Useful for ranking based on:
- Revenue
- Purchase quantity
- Weighted popularity
Statistical Aggregation Functions
ClickHouse® also includes built-in statistical functions.
varPop() and varSamp()
Population variance:
SELECT varPop(price)
FROM products;
Sample variance:
SELECT varSamp(price)
FROM products;
stddevPop() and stddevSamp()
Population standard deviation:
SELECT stddevPop(price)
FROM products;
Sample standard deviation:
SELECT stddevSamp(price)
FROM products;
Useful for:
- Risk analysis
- Anomaly detection
- Data quality monitoring
covarPop()
SELECT
covarPop(x, y)
FROM measurements;
Calculates covariance between two variables.
corr()
SELECT
corr(x, y)
FROM measurements;
Returns the Pearson correlation coefficient ranging from -1 to +1.
Commonly used for:
- Exploratory analytics
- Feature engineering
- Statistical analysis
Bitmap-Based Aggregations
For extremely large user sets, bitmap aggregation provides an efficient alternative to traditional distinct counting.
groupBitmap()
SELECT
groupBitmap(user_id)
FROM events;
Creates a bitmap representation of users.
bitmapCardinality()
SELECT
bitmapCardinality(bitmap_column)
FROM users;
Returns the number of distinct values stored in the bitmap.
Benefits
- Compact storage
- Fast set operations
- Efficient merging
Frequently used in:
- User segmentation
- Audience analytics
- Advertising platforms
Array-Based Aggregations
Sometimes analytical queries require collecting values rather than producing a single aggregate.
groupArray()
SELECT
user_id,
groupArray(page)
FROM visits
GROUP BY user_id;
Example output:
["home","pricing","checkout"]
Useful for user journey and clickstream analysis.
groupUniqArray()
SELECT
groupUniqArray(page)
FROM visits;
Collects only unique values while aggregating.
groupArraySorted()
SELECT
groupArraySorted(10)(score)
FROM results;
Returns sorted aggregated values.
AggregatingMergeTree and Aggregate States
One of the most powerful production patterns combines:
- Aggregate states
- Materialized Views
- AggregatingMergeTree
Example table:
CREATE TABLE daily_users
(
date Date,
users AggregateFunction(uniq, UInt64)
)
ENGINE = AggregatingMergeTree()
ORDER BY date;
Materialized View:
CREATE MATERIALIZED VIEW mv_daily_users
TO daily_users
AS
SELECT
toDate(event_time) AS date,
uniqState(user_id) AS users
FROM events
GROUP BY date;
Querying the aggregated data:
SELECT
date,
uniqMerge(users)
FROM daily_users
GROUP BY date;
Benefits
- Faster analytical queries
- Lower CPU usage
- Incremental aggregation
- Better scalability
This architecture is widely adopted in production ClickHouse® deployments.
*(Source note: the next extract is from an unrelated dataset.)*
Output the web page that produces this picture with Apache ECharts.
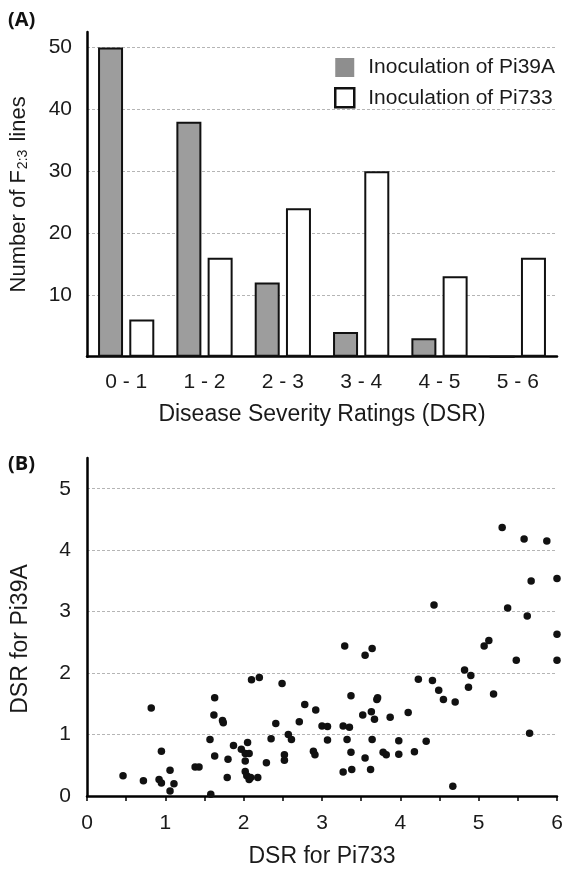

Choosing the Right Aggregation Function
| Requirement | Recommended Function |
|---|---|
| Fast distinct counting | uniq() |
| Exact distinct counting | uniqExact() |
| Massive cardinality | uniqCombined() |
| Fixed-memory cardinality | uniqHLL12() |
| Approximate percentile | quantile() |
| High-quality percentile estimation | quantileTDigest() |
| Exact percentile | quantileExact() |
| Most frequent values | topK() |
| User segmentation | groupBitmap() |
| Incremental aggregation |
State() + Merge() functions |
Conclusion
Advanced aggregation functions are one of the primary reasons ClickHouse® delivers exceptional analytical performance at scale.
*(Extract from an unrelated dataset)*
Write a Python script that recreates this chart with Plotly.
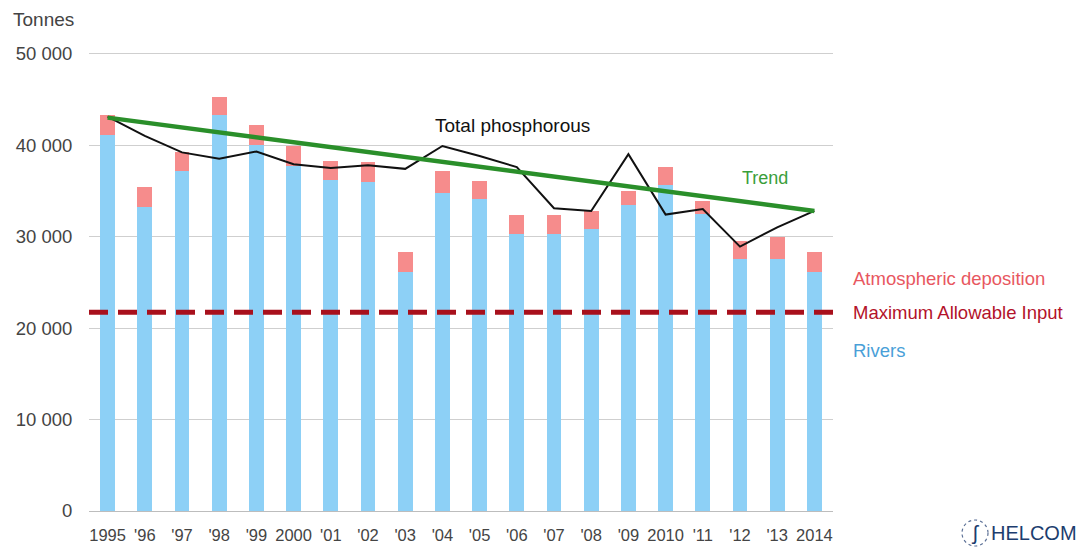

The key concepts to master include:
- Aggregate states using
State()andMerge() - Approximate distinct counting with the
uniqfamily - Percentile analysis using
quantile()andquantileTDigest() - Heavy-hitter detection with
topK() - Bitmap-based aggregations for large user sets
- Incremental aggregation using
AggregatingMergeTree
Choosing the appropriate aggregation function for your workload often has a greater impact on performance, scalability, and resource usage than simply adding more hardware. By understanding these advanced capabilities, you can build faster, more efficient analytical systems with ClickHouse®.